# What is required:
Output exactly the lines from the first one down to the line containing "const svgRef = useRef<SVGSVGElement", inclusive.

# Information supplied:
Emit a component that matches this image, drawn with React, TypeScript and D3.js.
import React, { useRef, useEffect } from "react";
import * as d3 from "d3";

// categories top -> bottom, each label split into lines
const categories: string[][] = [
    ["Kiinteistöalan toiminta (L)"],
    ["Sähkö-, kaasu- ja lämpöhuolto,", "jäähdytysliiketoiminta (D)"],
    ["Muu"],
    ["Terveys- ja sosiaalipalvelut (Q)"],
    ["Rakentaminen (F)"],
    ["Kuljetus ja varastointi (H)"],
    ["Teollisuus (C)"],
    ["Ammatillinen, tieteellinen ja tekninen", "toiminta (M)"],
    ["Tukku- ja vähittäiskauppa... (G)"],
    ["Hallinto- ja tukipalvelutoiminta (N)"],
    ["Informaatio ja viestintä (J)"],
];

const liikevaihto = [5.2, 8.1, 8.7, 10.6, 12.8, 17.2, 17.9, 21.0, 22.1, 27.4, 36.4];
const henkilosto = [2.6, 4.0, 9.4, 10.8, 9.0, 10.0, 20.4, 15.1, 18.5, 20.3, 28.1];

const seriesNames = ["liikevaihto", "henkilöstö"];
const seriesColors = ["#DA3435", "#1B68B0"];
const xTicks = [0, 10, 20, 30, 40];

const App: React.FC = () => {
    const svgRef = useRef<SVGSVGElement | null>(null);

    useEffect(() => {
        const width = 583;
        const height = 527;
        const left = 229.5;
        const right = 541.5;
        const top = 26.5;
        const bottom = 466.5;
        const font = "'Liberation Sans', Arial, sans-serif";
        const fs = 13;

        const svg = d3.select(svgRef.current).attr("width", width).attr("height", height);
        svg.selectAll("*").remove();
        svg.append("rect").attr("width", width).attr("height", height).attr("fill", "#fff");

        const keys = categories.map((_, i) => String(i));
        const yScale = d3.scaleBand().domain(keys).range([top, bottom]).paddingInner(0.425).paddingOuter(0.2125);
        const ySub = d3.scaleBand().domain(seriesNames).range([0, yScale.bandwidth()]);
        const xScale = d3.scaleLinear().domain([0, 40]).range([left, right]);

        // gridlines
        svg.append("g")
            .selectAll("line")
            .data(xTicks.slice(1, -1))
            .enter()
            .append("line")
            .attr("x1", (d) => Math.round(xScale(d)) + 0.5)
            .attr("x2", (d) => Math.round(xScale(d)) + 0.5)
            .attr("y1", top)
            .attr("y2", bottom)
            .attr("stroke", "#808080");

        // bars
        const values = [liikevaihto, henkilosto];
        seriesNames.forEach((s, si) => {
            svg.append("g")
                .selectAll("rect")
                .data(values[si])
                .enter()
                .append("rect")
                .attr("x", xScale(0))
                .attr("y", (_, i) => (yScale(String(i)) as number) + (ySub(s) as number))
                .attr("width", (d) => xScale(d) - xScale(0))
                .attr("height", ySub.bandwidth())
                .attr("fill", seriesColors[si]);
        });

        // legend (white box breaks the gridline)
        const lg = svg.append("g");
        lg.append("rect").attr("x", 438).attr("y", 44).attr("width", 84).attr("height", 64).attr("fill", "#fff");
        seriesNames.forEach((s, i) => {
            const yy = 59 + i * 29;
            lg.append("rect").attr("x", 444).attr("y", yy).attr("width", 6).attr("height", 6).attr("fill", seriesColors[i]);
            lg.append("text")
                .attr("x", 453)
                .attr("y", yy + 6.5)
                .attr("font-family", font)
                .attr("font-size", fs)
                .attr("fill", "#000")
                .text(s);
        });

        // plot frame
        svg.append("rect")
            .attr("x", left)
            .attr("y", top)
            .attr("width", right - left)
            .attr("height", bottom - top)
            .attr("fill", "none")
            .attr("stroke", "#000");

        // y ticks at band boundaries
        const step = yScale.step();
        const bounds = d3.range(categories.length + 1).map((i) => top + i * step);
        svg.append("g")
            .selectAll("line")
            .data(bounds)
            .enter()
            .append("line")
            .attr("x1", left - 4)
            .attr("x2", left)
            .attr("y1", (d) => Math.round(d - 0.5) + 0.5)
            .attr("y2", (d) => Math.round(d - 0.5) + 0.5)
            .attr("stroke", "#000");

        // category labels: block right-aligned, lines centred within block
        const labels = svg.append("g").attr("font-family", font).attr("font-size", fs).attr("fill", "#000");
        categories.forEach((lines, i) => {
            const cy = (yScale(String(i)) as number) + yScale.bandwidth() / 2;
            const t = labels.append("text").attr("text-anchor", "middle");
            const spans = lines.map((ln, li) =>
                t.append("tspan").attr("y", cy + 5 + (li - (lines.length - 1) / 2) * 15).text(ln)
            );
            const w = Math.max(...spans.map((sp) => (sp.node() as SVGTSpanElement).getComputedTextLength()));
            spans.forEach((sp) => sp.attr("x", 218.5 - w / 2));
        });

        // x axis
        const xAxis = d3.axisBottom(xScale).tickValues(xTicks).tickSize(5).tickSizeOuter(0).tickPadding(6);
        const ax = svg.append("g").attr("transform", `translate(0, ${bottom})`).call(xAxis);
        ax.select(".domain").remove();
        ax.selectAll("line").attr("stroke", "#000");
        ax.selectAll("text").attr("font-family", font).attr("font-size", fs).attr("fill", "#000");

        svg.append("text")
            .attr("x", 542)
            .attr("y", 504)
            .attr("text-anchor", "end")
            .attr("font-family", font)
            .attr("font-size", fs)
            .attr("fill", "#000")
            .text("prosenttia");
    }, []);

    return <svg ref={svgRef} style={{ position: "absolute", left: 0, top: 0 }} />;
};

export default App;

# Task response:
Emit a component that matches this image, drawn with React, TypeScript and D3.js.
import React, { useRef, useEffect } from "react";
import * as d3 from "d3";

// categories top -> bottom, each label split into lines
const categories: string[][] = [
    ["Kiinteistöalan toiminta (L)"],
    ["Sähkö-, kaasu- ja lämpöhuolto,", "jäähdytysliiketoiminta (D)"],
    ["Muu"],
    ["Terveys- ja sosiaalipalvelut (Q)"],
    ["Rakentaminen (F)"],
    ["Kuljetus ja varastointi (H)"],
    ["Teollisuus (C)"],
    ["Ammatillinen, tieteellinen ja tekninen", "toiminta (M)"],
    ["Tukku- ja vähittäiskauppa... (G)"],
    ["Hallinto- ja tukipalvelutoiminta (N)"],
    ["Informaatio ja viestintä (J)"],
];

const liikevaihto = [5.2, 8.1, 8.7, 10.6, 12.8, 17.2, 17.9, 21.0, 22.1, 27.4, 36.4];
const henkilosto = [2.6, 4.0, 9.4, 10.8, 9.0, 10.0, 20.4, 15.1, 18.5, 20.3, 28.1];

const seriesNames = ["liikevaihto", "henkilöstö"];
const seriesColors = ["#DA3435", "#1B68B0"];
const xTicks = [0, 10, 20, 30, 40];

const App: React.FC = () => {
    const svgRef = useRef<SVGSVGElement | null>(null);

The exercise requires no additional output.